Clare Davies, sales and development manager at IET Venues

Having hosted more events in 2018 than ever before, one thing we have particularly noticed with enquiries this year has been the increased requests for ‘flexitarian’ menu dishes. Last year we introduced our ‘root to shoot’ menu which has a dedicated selection of vegetarian, vegan and gluten-free options, and addresses our effort to reduce food waste by using all parts of the vegetable. The menu was also a move away from traditional delegate dining, from sandwiches and crisps to a more healthy style lunch, and we’ve seen up-take increase by 37% YOY. The requirement for more vegan, free-from or dairy-free alternatives represents the cultural and social shift across the population.

Next year we will be introducing a new menu focusing on fermented foods, like kimchi and kombucha, which contain probiotics and are great for good gut health. Venues like ours, where the capacity and capabilities allow for large, visually stimulating and engaging events, means we have a duty to ensure our delegates get the most from their conference or exhibition, and food for the brain is vital for the concentration and wellbeing of delegates. Food plays a large part in events, and introducing more super foods and being accommodating of diets has benefited guests, and most importantly, continues to satiate and satisfy visitors to the IET.
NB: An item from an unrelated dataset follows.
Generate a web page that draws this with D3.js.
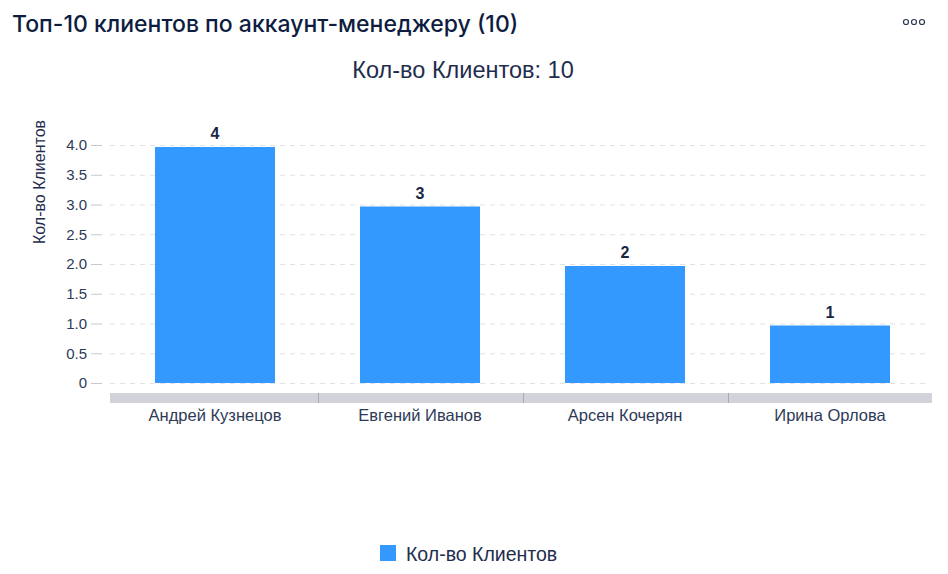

Dorothy Rugira, Canary Wharfs’ East Wintergarden

Despite the economic uncertainty throughout 2018, surprisingly we’ve seen event budgets increase with clients choosing to allocate increased spend predominantly on interactive catering. East Wintergarden has seen an increase in the number of exclusive use bookings, with clients often utilising the venue for two and three-day events. The demand for a quick turnaround remains, with our in-house team delivering world-class experiences on much shorter lead times. As such a tight-knit team, our passion and expertise are a draw for our previous clients, as such this year we welcomed a higher number of repeat bookings from clients returning from previous years.